■ Instructions to follow
Copy the listing verbatim, excluding any images found in it.

:: Information shown ::

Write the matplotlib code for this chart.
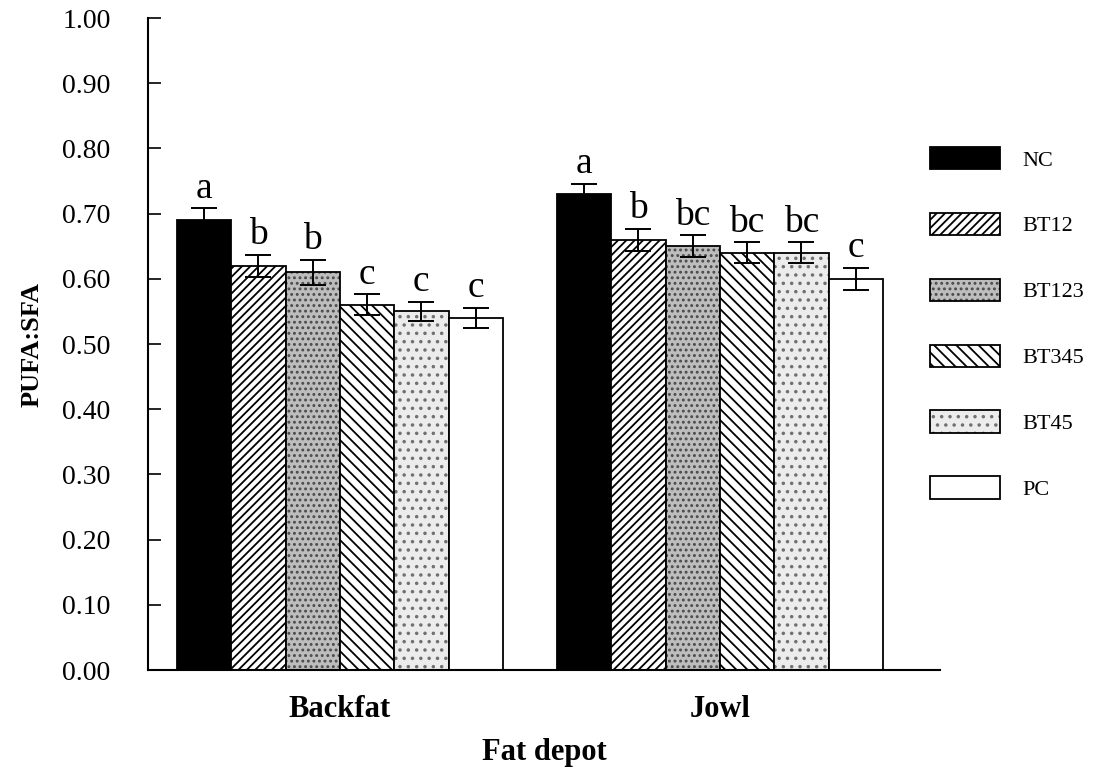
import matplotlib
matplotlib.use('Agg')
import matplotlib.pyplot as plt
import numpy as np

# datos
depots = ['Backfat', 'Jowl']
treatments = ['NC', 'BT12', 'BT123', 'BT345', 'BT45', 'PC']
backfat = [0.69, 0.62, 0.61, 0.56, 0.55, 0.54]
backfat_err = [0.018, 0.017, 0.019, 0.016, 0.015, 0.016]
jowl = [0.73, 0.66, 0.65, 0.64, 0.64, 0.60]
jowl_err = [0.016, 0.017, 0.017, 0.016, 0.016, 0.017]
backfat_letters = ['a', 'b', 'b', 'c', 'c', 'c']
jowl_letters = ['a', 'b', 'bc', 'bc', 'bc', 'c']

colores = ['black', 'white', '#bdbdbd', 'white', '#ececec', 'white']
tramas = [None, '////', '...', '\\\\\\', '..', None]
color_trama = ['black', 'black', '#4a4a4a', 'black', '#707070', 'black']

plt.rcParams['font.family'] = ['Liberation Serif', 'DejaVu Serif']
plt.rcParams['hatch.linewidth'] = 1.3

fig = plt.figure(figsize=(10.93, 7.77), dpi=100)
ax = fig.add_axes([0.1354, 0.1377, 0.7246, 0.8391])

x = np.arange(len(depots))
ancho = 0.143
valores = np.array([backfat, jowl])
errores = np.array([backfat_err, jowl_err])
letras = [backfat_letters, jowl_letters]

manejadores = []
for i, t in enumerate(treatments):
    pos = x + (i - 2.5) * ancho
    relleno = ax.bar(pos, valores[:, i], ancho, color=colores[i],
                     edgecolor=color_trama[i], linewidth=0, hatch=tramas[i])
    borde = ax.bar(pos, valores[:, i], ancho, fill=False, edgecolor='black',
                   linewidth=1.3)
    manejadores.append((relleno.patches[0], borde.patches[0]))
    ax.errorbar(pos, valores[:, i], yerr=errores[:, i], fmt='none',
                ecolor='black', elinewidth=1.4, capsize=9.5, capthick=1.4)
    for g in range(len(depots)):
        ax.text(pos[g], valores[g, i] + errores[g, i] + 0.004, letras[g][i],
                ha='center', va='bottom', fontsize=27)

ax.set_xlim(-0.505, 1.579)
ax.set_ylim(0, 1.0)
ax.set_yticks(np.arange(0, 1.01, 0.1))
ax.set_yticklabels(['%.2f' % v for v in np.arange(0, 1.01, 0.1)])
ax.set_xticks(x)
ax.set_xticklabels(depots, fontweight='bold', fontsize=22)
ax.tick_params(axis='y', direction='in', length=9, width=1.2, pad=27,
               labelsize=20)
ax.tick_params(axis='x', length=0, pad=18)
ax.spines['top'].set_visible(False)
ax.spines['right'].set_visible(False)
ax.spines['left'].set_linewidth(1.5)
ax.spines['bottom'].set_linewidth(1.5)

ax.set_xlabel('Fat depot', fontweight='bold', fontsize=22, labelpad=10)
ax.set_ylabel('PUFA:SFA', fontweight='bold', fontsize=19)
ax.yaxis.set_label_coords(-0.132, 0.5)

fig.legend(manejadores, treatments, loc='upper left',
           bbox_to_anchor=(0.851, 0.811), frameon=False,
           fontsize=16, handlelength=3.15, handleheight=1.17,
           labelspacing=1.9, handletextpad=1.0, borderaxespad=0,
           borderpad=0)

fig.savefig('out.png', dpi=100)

:::

■ Exercise response
Write the matplotlib code for this chart.
import matplotlib
matplotlib.use('Agg')
import matplotlib.pyplot as plt
import numpy as np

# datos
depots = ['Backfat', 'Jowl']
treatments = ['NC', 'BT12', 'BT123', 'BT345', 'BT45', 'PC']
backfat = [0.69, 0.62, 0.61, 0.56, 0.55, 0.54]
backfat_err = [0.018, 0.017, 0.019, 0.016, 0.015, 0.016]
jowl = [0.73, 0.66, 0.65, 0.64, 0.64, 0.60]
jowl_err = [0.016, 0.017, 0.017, 0.016, 0.016, 0.017]
backfat_letters = ['a', 'b', 'b', 'c', 'c', 'c']
jowl_letters = ['a', 'b', 'bc', 'bc', 'bc', 'c']

colores = ['black', 'white', '#bdbdbd', 'white', '#ececec', 'white']
tramas = [None, '////', '...', '\\\\\\', '..', None]
color_trama = ['black', 'black', '#4a4a4a', 'black', '#707070', 'black']

plt.rcParams['font.family'] = ['Liberation Serif', 'DejaVu Serif']
plt.rcParams['hatch.linewidth'] = 1.3

fig = plt.figure(figsize=(10.93, 7.77), dpi=100)
ax = fig.add_axes([0.1354, 0.1377, 0.7246, 0.8391])

x = np.arange(len(depots))
ancho = 0.143
valores = np.array([backfat, jowl])
errores = np.array([backfat_err, jowl_err])
letras = [backfat_letters, jowl_letters]

manejadores = []
for i, t in enumerate(treatments):
    pos = x + (i - 2.5) * ancho
    relleno = ax.bar(pos, valores[:, i], ancho, color=colores[i],
                     edgecolor=color_trama[i], linewidth=0, hatch=tramas[i])
    borde = ax.bar(pos, valores[:, i], ancho, fill=False, edgecolor='black',
                   linewidth=1.3)
    manejadores.append((relleno.patches[0], borde.patches[0]))
    ax.errorbar(pos, valores[:, i], yerr=errores[:, i], fmt='none',
                ecolor='black', elinewidth=1.4, capsize=9.5, capthick=1.4)
    for g in range(len(depots)):
        ax.text(pos[g], valores[g, i] + errores[g, i] + 0.004, letras[g][i],
                ha='center', va='bottom', fontsize=27)

ax.set_xlim(-0.505, 1.579)
ax.set_ylim(0, 1.0)
ax.set_yticks(np.arange(0, 1.01, 0.1))
ax.set_yticklabels(['%.2f' % v for v in np.arange(0, 1.01, 0.1)])
ax.set_xticks(x)
ax.set_xticklabels(depots, fontweight='bold', fontsize=22)
ax.tick_params(axis='y', direction='in', length=9, width=1.2, pad=27,
               labelsize=20)
ax.tick_params(axis='x', length=0, pad=18)
ax.spines['top'].set_visible(False)
ax.spines['right'].set_visible(False)
ax.spines['left'].set_linewidth(1.5)
ax.spines['bottom'].set_linewidth(1.5)

ax.set_xlabel('Fat depot', fontweight='bold', fontsize=22, labelpad=10)
ax.set_ylabel('PUFA:SFA', fontweight='bold', fontsize=19)
ax.yaxis.set_label_coords(-0.132, 0.5)

fig.legend(manejadores, treatments, loc='upper left',
           bbox_to_anchor=(0.851, 0.811), frameon=False,
           fontsize=16, handlelength=3.15, handleheight=1.17,
           labelspacing=1.9, handletextpad=1.0, borderaxespad=0,
           borderpad=0)

fig.savefig('out.png', dpi=100)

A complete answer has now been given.